7 Aprile 2022

Adrián Bernabé, prosa e poesia

BERNABÉ PARMA – I rendimenti dei calciatori, eccezion fatta per rarissim(issim)e eccezioni riscontrabili in quel di Parigi e Manchester (indietreggiando nella linea del tempo tra Barcellona, Torino e Madrid) sono fisiologicamente ondeggianti. Gli interpreti del più bel gioco del mondo, come lo definiva e raccontava Gianni Brera, alle volte brillano, altre volte appaiono ingrigiti, altre […]

BERNABÉ PARMA – I rendimenti dei calciatori, eccezion fatta per rarissim(issim)e eccezioni riscontrabili in quel di Parigi e Manchester (indietreggiando nella linea del tempo tra Barcellona, Torino e Madrid) sono fisiologicamente ondeggianti. Gli interpreti del più bel gioco del mondo, come lo definiva e raccontava Gianni Brera, alle volte brillano, altre volte appaiono ingrigiti, altre ancora innervano vitalità tecnico-tattica per poi disunirsi a causa di un errore. Non possono, né devono, essere considerati attori dalla robotica continuità. La stampa – chi state leggendo in primis – sa essere intelligente, sveglia, ricettiva, probabilmente opportunista, e sceglie di scrivere quando il corso degli eventi agevola la ricerca di locuzioni luccicanti e riferimenti arguti. Troppo facile, penserete. Avete e avrete ragione. Detto ciò, com’è possibile non elogiare quello che sta facendo, anzi donando, Adrián Bernabé?
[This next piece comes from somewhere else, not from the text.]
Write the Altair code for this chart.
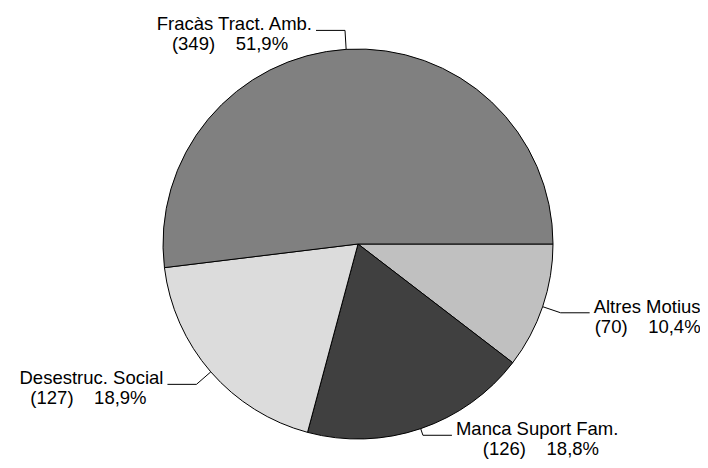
import math
import altair as alt
import pandas as pd

# ---- data (clockwise from 3 o'clock) ----
labels = ["Altres Motius", "Manca Suport Fam.", "Desestruc. Social", "Fracàs Tract. Amb."]
counts = [70, 126, 127, 349]
pcts = ["10,4%", "18,8%", "18,9%", "51,9%"]
colors = ["#c0c0c0", "#404040", "#dcdcdc", "#808080"]

# ---- layout (style) ----
W, H = 708, 468
CX, CY = 358, 244
R = 195
r_out = [214, 202, 214, 214]
HLEN = 29
GAP = 4
half_w = [54, 85, 75, 82]
LINE_GAP = 20
FONT = "Liberation Sans"
FS = 18.5

total = sum(counts)
pie = pd.DataFrame({"label": labels, "count": counts, "idx": list(range(len(labels)))})

line_rows, text_rows = [], []
cum = 0
for i, (lab, c, p) in enumerate(zip(labels, counts, pcts)):
    a = 2 * math.pi * (cum + c / 2) / total
    cum += c
    x0, y0 = CX + R * math.cos(a), CY + R * math.sin(a)
    x1, y1 = CX + r_out[i] * math.cos(a), CY + r_out[i] * math.sin(a)
    side = 1 if math.cos(a) >= 0 else -1
    x2 = x1 + side * HLEN
    for k, (xx, yy) in enumerate([(x0, y0), (x1, y1), (x2, y1)]):
        line_rows.append({"label": lab, "k": k, "x": xx, "y": yy})
    text_rows.append({
        "label": lab,
        "line2": f"({c})\u00a0\u00a0\u00a0 {p}",
        "side": "right" if side > 0 else "left",
        "tx": x2 + side * GAP,
        "cx": x2 + side * (GAP + half_w[i]),
        "y1": y1,
        "y2": y1 + LINE_GAP,
    })

lines = pd.DataFrame(line_rows)
texts = pd.DataFrame(text_rows)

arc = alt.Chart(pie).mark_arc(outerRadius=R, stroke="black", strokeWidth=1).encode(
    theta=alt.Theta("count:Q", stack=True,
                    scale=alt.Scale(range=[math.pi / 2, math.pi / 2 + 2 * math.pi])),
    order=alt.Order("idx:Q"),
    color=alt.Color("label:N", scale=alt.Scale(domain=labels, range=colors), legend=None),
    x=alt.value(CX),
    y=alt.value(CY),
)

leaders = alt.Chart(lines).mark_line(color="black", strokeWidth=1).encode(
    x=alt.X("x:Q", scale=None, axis=None),
    y=alt.Y("y:Q", scale=None, axis=None),
    detail="label:N",
    order="k:Q",
)

base_t = alt.Chart(texts)
t_right = base_t.transform_filter(alt.datum.side == "right").mark_text(
    align="left", baseline="alphabetic", font=FONT, fontSize=FS, color="black"
).encode(x=alt.X("tx:Q", scale=None), y=alt.Y("y1:Q", scale=None), text="label:N")
t_left = base_t.transform_filter(alt.datum.side == "left").mark_text(
    align="right", baseline="alphabetic", font=FONT, fontSize=FS, color="black"
).encode(x=alt.X("tx:Q", scale=None), y=alt.Y("y1:Q", scale=None), text="label:N")
t_two = base_t.mark_text(
    align="center", baseline="alphabetic", font=FONT, fontSize=FS, color="black"
).encode(x=alt.X("cx:Q", scale=None), y=alt.Y("y2:Q", scale=None), text="line2:N")

chart = alt.layer(arc, leaders, t_right, t_left, t_two).properties(
    width=W, height=H, autosize=alt.AutoSizeParams(type="none"),
    padding={"left": -8, "top": -8, "right": -8, "bottom": 0},
).configure(background="white").configure_view(stroke=None)

chart.save("out.html", embed_options={"renderer": "svg", "actions": False})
Arrivato in estate in quel di Parma, su precisa richiesta dell’eccessivamente vessato Maresca, Adrián era accompagnato dalla ventata aurea che circonda e sorregge chi è cresciuto nell’Eden del talento, La Masia di Barcellona, per poi diventare uomo nella Manchester dal clima freddo-oceanico ma capace di riscaldare con tutto il calcio generato e insufflato dalla piramide che vede Pep Guardiola al vertice. Un problema al cuore, fortunatamente risolto, ne ha condizionato i primi mesi, ma il 2022 sta regalando ai Ducali, e agli appassionati senza fazioni, un calciatore che raramente si era visto in cadetteria in termini di caratteristiche tecniche, tattiche e cognitive.

Sarebbero (e saranno) tanti i tratti distintivi da elogiare con riferimento al fútbol del giovane spagnolo classe 2001, ma quello che maggiormente risalta, almeno a una prima e superificiale visione, è la mescolanza di consapevolezza, tecnica e propensione alla giocata che ne contraddistingue il modo di stare in campo. Adrián rischia, ma è un istinto ragionato, come teorizzato da Massimiliano Allegri nelle sue trentadue regole riguardanti il gioco del calcio. Il classe 2001 juega perché sa, interpreta, reagisce agli stimoli della situazione con dei comportamenti emergenti figli di talento, allenamento, esperienza (che non è un concetto da legare necessariamente all’età). Gioca con chi vede, concetto espresso da Stefano Pioli nella sua Tesi depositata a Coverciano nell’oramai lontano (ci perdoni, mister) 2002-2003, oppure va in progressione (chiedere al Cosenza per maggiori info e preoccupazioni): tutto ha un senso, tutto ha un fine teleologico, tutto ha elevati valori dell’indice estetico e della pericolosità.

Etichettarlo in termini di ruoli ne ridurrebbe l’importanza per il Parma e l’ampiezza delle possibilità descrittive: teoricamente è un centrocampista in una mediana a due, o una mezzala in base all’oscillazione del Mudo Vazquez, un elemento che parla la sua stessa lingua. Praticamente è un investigatore di spazi (rubiamo l’espressione ma non scomodiamo Thomas Müller, unico, primo e solo nella storia sotto questo punto di vista): si muove in base alla possibilità di incidere tecnicamente e tatticamente, con il suo mancino sempre caldo e pronto a pennellare.

Un calcio, quello di Bernabé, che Pier Paolo Pasolini avrebbe percepito come materializzazione del suo pensiero: “Ci può essere un calcio come linguaggio fondamentalmente prosatico e un calcio come linguaggio fondamentalmente poetico“. Bernabé è tanta qualità e altrettanta quantità, è tecnica e atleticità, è patrizia eleganza e plebea agitazione all’interno della stessa partita. È un magnifico presente e, speriamo noi amanti del calcio, un radioso futuro, dettagliato come la prosa e imaginifico come la poesia.